Interoperability: When selecting the methods, care was taken to ensure they generate or utilize accessible text streams or accessible text files (TEI XML, PageXML, JSON). This facilitates processing in various stages of the workflow (or external contexts) and enables the interchangeability of the mentioned modules.
Redundancy and explicitness: With regard to good scientific practice, individual work steps are explicitly represented in the data. For instance, special characters and abbreviations are preserved in the HTR model used and are only later normalized by processing the PageXML and transferring it to TEI. This redundancy and explicitness of the data not only increase their openness to other contexts and thus their sustainability, but also guarantee editorial transparency.
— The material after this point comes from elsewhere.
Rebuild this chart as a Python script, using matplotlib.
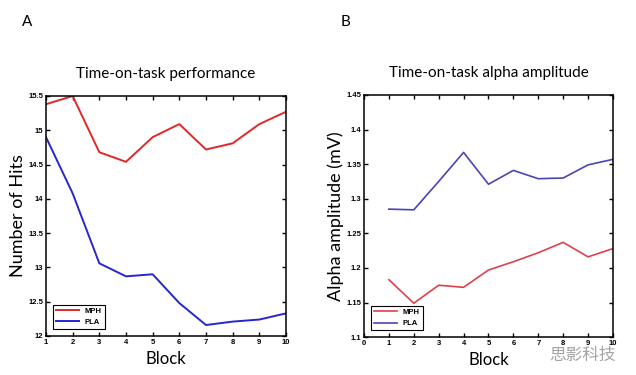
# Time-on-task: performance (A) e ampiezza alpha (B), MPH vs PLA
import matplotlib
matplotlib.use("Agg")
import matplotlib.pyplot as plt

blocks = [1, 2, 3, 4, 5, 6, 7, 8, 9, 10]

# pannello A - numero di hits
hits_mph = [15.38, 15.50, 14.68, 14.54, 14.90, 15.09, 14.72, 14.81, 15.09, 15.27]
hits_pla = [14.90, 14.08, 13.06, 12.87, 12.90, 12.48, 12.16, 12.21, 12.24, 12.33]

# pannello B - ampiezza alpha (mV)
alpha_mph = [1.183, 1.149, 1.175, 1.172, 1.197, 1.209, 1.222, 1.237, 1.216, 1.228]
alpha_pla = [1.285, 1.284, 1.325, 1.367, 1.321, 1.341, 1.329, 1.330, 1.349, 1.357]

hits_ticks = [12, 12.5, 13, 13.5, 14, 14.5, 15, 15.5]
alpha_ticks = [1.1, 1.15, 1.2, 1.25, 1.3, 1.35, 1.4, 1.45]

title_font = "Lato"
tick_font = "Liberation Sans"


def style_axes(ax):
    ax.tick_params(direction="in", length=3, width=1, top=True, right=True,
                   labelsize=5.5, pad=2)
    for lab in ax.get_xticklabels() + ax.get_yticklabels():
        lab.set_fontfamily(tick_font)
        lab.set_fontweight("bold")
    for s in ax.spines.values():
        s.set_linewidth(1.1)


fig = plt.figure(figsize=(6.36, 3.75), dpi=100)

# Pannello A
ax1 = fig.add_axes([0.0723, 0.104, 0.3774, 0.640])
ax1.plot(blocks, hits_mph, color="#e02828", lw=1.4, label="MPH")
ax1.plot(blocks, hits_pla, color="#2626d0", lw=1.4, label="PLA")
ax1.set_xlim(1, 10)
ax1.set_ylim(12, 15.5)
ax1.set_xticks(blocks)
ax1.set_yticks(hits_ticks)
ax1.set_yticklabels([f"{t:g}" for t in hits_ticks])
style_axes(ax1)
ax1.set_xlabel("Block", fontsize=12, family=title_font, labelpad=4)
ax1.set_ylabel("Number of Hits", fontsize=13, family=title_font, labelpad=2)
ax1.set_title("Time-on-task performance", fontsize=11, family=title_font, pad=13)
leg1 = ax1.legend(loc="lower left", prop={"family": tick_font, "weight": "bold", "size": 5.5},
                  fancybox=False, edgecolor="black", handlelength=3.0,
                  borderaxespad=0.9, framealpha=1)
leg1.get_frame().set_linewidth(0.8)

# Pannello B
ax2 = fig.add_axes([0.5723, 0.101, 0.3915, 0.6457])
ax2.plot(blocks, alpha_mph, color="#e0404c", lw=1.2, label="MPH")
ax2.plot(blocks, alpha_pla, color="#4a44b8", lw=1.2, label="PLA")
ax2.set_xlim(0, 10)
ax2.set_ylim(1.1, 1.45)
ax2.set_xticks(range(0, 11))
ax2.set_yticks(alpha_ticks)
ax2.set_yticklabels([f"{t:g}" for t in alpha_ticks])
style_axes(ax2)
ax2.set_xlabel("Block", fontsize=12, family=title_font, labelpad=4)
ax2.set_ylabel("Alpha amplitude (mV)", fontsize=13, family=title_font, labelpad=2)
ax2.set_title("Time-on-task alpha amplitude", fontsize=11, family=title_font, pad=13)
leg2 = ax2.legend(loc="lower left", prop={"family": tick_font, "weight": "bold", "size": 5.5},
                  fancybox=False, edgecolor="black", handlelength=3.0,
                  borderaxespad=0.9, framealpha=1)
leg2.get_frame().set_linewidth(0.8)

# lettere dei pannelli
fig.text(0.035, 0.94, "A", fontsize=11, family=title_font, va="center")
fig.text(0.535, 0.94, "B", fontsize=11, family=title_font, va="center")

# watermark
fig.text(0.915, 0.052, "思影科技", fontsize=12, color="#9a9a9a", alpha=0.9,
         family=["Noto Sans CJK SC", "DejaVu Sans"], ha="center", va="center")

fig.savefig("out.png", dpi=100)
Chaining potential: Solutions with high chaining potential were chosen for all these steps. The forwarding within the chain is accomplished by Python scripts that transmit, manipulate, and post?process the generated data. In this way, for example, observations recorded in Transkribus can be automatically generated as annotations across the different links of the chain and displayed in Mirador.
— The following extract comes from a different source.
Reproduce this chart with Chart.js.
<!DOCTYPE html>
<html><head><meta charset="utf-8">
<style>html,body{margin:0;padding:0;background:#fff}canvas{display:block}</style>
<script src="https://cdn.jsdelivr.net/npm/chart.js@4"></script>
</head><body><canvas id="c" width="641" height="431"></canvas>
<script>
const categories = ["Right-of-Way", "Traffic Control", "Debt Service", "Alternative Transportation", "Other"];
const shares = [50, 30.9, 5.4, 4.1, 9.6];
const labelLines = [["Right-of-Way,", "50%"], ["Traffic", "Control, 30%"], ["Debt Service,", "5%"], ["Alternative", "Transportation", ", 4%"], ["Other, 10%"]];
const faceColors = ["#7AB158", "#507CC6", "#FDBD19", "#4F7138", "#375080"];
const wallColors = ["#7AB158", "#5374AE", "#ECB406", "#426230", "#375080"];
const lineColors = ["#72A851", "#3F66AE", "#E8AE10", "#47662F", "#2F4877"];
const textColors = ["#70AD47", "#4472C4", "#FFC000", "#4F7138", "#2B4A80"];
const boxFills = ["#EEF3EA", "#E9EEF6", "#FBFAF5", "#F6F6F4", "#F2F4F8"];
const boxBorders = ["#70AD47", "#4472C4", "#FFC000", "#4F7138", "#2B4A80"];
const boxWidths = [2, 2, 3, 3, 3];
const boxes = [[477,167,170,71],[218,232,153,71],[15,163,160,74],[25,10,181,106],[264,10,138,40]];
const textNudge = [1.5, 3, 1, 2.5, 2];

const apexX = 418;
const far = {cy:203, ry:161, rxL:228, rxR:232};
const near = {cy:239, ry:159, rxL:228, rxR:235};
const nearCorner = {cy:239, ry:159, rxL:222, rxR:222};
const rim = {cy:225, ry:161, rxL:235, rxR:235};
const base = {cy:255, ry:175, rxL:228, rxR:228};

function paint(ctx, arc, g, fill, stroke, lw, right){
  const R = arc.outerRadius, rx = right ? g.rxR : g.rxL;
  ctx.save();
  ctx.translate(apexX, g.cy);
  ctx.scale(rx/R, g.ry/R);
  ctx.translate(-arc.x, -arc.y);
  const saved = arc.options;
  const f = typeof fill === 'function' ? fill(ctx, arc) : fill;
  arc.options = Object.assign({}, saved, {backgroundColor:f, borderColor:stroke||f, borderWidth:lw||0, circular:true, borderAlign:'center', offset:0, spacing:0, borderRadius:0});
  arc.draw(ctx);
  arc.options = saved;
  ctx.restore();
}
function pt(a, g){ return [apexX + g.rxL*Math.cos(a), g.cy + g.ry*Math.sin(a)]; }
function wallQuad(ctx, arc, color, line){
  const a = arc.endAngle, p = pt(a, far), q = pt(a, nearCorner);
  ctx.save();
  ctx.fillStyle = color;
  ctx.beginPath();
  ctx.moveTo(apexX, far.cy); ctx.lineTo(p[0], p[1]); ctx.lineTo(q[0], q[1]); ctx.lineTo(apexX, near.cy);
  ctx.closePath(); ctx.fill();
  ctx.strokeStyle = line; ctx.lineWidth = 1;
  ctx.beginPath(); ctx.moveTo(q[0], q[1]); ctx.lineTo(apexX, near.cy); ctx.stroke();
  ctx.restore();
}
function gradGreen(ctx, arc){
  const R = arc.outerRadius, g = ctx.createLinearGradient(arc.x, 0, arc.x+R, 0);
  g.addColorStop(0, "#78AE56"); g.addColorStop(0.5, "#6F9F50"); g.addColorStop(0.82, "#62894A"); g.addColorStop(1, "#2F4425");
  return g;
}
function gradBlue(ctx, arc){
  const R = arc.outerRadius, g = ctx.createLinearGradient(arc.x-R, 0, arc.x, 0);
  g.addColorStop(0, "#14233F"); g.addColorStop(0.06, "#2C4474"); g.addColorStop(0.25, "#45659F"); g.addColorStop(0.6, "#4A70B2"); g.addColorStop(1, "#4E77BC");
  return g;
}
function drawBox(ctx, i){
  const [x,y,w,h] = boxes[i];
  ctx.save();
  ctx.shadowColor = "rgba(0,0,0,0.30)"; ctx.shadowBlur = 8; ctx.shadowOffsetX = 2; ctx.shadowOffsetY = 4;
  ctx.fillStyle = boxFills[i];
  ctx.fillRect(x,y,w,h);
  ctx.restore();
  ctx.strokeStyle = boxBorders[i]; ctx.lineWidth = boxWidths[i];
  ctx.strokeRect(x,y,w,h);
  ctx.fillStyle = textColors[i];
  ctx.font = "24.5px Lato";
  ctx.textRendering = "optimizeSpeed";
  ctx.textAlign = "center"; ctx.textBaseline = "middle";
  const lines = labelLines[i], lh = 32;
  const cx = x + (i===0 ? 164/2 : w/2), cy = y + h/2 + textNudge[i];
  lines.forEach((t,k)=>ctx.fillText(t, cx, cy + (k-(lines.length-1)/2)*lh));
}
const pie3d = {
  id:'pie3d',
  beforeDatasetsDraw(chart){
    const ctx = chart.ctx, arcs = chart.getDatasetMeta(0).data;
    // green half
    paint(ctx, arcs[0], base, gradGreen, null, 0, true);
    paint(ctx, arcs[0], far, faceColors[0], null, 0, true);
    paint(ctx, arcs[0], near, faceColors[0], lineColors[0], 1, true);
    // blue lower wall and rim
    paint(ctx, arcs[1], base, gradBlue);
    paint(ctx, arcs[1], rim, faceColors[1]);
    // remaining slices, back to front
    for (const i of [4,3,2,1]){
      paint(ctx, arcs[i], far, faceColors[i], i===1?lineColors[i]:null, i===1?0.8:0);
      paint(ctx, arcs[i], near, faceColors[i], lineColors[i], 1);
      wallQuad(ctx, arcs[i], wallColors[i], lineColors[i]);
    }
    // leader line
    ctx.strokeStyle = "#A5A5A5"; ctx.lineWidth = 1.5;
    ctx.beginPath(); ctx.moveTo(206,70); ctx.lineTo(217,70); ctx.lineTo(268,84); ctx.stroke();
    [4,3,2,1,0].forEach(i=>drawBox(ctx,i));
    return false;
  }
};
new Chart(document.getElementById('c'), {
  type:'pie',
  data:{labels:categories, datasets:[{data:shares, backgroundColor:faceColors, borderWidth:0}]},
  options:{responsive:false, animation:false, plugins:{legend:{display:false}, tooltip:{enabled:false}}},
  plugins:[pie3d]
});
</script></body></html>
Following these principles, a multi-stage and semi-automated workflow was developed, consisting of (1) automated transcription in Transkribus, (2) post-processing, (3) framework-based TEI encoding in OxygenXML, (4) storage and retrieval in eXist-db, (5) collation by CollateX, (6) preparation for digital viewing by Webstack, and (7) display and annotation of the manuscripts via IIIF in Mirador. The goal is a semi-automated pipeline of editorial practice from the transcription of the manuscript in Transkribus to the editorially prepared view on the web and in Mirador, which can be used as a blueprint for further edition projects.